# [Job]
Reproduce the lines of the material exactly, excluding every image.

--- start Dataset content ---

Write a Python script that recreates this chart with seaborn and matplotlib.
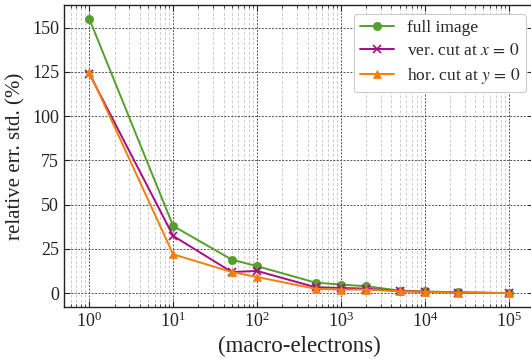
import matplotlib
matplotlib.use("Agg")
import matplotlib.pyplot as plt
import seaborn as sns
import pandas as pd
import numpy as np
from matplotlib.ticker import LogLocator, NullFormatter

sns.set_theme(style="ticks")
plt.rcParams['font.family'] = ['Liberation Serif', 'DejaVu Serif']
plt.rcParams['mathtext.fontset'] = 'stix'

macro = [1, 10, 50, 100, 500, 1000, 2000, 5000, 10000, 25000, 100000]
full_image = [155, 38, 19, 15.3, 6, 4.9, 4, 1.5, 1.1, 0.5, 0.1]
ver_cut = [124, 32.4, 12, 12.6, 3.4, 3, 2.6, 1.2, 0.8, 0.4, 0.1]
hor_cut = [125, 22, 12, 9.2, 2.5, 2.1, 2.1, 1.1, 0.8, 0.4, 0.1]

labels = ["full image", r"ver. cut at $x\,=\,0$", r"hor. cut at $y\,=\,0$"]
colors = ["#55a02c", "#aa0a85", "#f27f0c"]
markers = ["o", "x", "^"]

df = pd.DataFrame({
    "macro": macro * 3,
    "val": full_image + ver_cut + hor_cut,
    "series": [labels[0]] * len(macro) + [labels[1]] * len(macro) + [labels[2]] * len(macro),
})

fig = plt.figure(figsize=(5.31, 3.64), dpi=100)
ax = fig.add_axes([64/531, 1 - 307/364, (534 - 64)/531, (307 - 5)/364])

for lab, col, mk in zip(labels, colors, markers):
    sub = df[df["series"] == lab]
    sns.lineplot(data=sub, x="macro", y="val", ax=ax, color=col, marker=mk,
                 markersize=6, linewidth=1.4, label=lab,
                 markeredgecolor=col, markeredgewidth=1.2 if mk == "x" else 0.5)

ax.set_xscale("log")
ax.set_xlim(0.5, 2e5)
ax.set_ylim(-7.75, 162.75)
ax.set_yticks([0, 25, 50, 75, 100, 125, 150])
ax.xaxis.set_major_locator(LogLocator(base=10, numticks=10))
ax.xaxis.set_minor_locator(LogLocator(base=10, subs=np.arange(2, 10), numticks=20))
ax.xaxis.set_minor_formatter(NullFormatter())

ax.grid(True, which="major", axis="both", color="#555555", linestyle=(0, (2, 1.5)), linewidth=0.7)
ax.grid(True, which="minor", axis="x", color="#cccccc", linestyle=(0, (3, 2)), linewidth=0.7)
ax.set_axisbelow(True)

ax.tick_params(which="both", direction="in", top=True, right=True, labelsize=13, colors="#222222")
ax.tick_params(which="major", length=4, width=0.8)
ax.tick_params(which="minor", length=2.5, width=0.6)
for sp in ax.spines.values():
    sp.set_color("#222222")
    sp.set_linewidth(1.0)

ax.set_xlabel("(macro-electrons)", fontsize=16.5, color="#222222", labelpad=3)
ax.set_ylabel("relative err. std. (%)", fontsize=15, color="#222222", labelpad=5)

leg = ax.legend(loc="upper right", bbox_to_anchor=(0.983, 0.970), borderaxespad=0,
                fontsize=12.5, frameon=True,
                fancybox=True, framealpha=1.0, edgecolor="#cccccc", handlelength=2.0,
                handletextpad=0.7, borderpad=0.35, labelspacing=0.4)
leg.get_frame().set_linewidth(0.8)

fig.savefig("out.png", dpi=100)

--- end Dataset content ---

# [Solution]
Write a Python script that recreates this chart with seaborn and matplotlib.
import matplotlib
matplotlib.use("Agg")
import matplotlib.pyplot as plt
import seaborn as sns
import pandas as pd
import numpy as np
from matplotlib.ticker import LogLocator, NullFormatter

sns.set_theme(style="ticks")
plt.rcParams['font.family'] = ['Liberation Serif', 'DejaVu Serif']
plt.rcParams['mathtext.fontset'] = 'stix'

macro = [1, 10, 50, 100, 500, 1000, 2000, 5000, 10000, 25000, 100000]
full_image = [155, 38, 19, 15.3, 6, 4.9, 4, 1.5, 1.1, 0.5, 0.1]
ver_cut = [124, 32.4, 12, 12.6, 3.4, 3, 2.6, 1.2, 0.8, 0.4, 0.1]
hor_cut = [125, 22, 12, 9.2, 2.5, 2.1, 2.1, 1.1, 0.8, 0.4, 0.1]

labels = ["full image", r"ver. cut at $x\,=\,0$", r"hor. cut at $y\,=\,0$"]
colors = ["#55a02c", "#aa0a85", "#f27f0c"]
markers = ["o", "x", "^"]

df = pd.DataFrame({
    "macro": macro * 3,
    "val": full_image + ver_cut + hor_cut,
    "series": [labels[0]] * len(macro) + [labels[1]] * len(macro) + [labels[2]] * len(macro),
})

fig = plt.figure(figsize=(5.31, 3.64), dpi=100)
ax = fig.add_axes([64/531, 1 - 307/364, (534 - 64)/531, (307 - 5)/364])

for lab, col, mk in zip(labels, colors, markers):
    sub = df[df["series"] == lab]
    sns.lineplot(data=sub, x="macro", y="val", ax=ax, color=col, marker=mk,
                 markersize=6, linewidth=1.4, label=lab,
                 markeredgecolor=col, markeredgewidth=1.2 if mk == "x" else 0.5)

ax.set_xscale("log")
ax.set_xlim(0.5, 2e5)
ax.set_ylim(-7.75, 162.75)
ax.set_yticks([0, 25, 50, 75, 100, 125, 150])
ax.xaxis.set_major_locator(LogLocator(base=10, numticks=10))
ax.xaxis.set_minor_locator(LogLocator(base=10, subs=np.arange(2, 10), numticks=20))
ax.xaxis.set_minor_formatter(NullFormatter())

ax.grid(True, which="major", axis="both", color="#555555", linestyle=(0, (2, 1.5)), linewidth=0.7)
ax.grid(True, which="minor", axis="x", color="#cccccc", linestyle=(0, (3, 2)), linewidth=0.7)
ax.set_axisbelow(True)

ax.tick_params(which="both", direction="in", top=True, right=True, labelsize=13, colors="#222222")
ax.tick_params(which="major", length=4, width=0.8)
ax.tick_params(which="minor", length=2.5, width=0.6)
for sp in ax.spines.values():
    sp.set_color("#222222")
    sp.set_linewidth(1.0)

ax.set_xlabel("(macro-electrons)", fontsize=16.5, color="#222222", labelpad=3)
ax.set_ylabel("relative err. std. (%)", fontsize=15, color="#222222", labelpad=5)

leg = ax.legend(loc="upper right", bbox_to_anchor=(0.983, 0.970), borderaxespad=0,
                fontsize=12.5, frameon=True,
                fancybox=True, framealpha=1.0, edgecolor="#cccccc", handlelength=2.0,
                handletextpad=0.7, borderpad=0.35, labelspacing=0.4)
leg.get_frame().set_linewidth(0.8)

fig.savefig("out.png", dpi=100)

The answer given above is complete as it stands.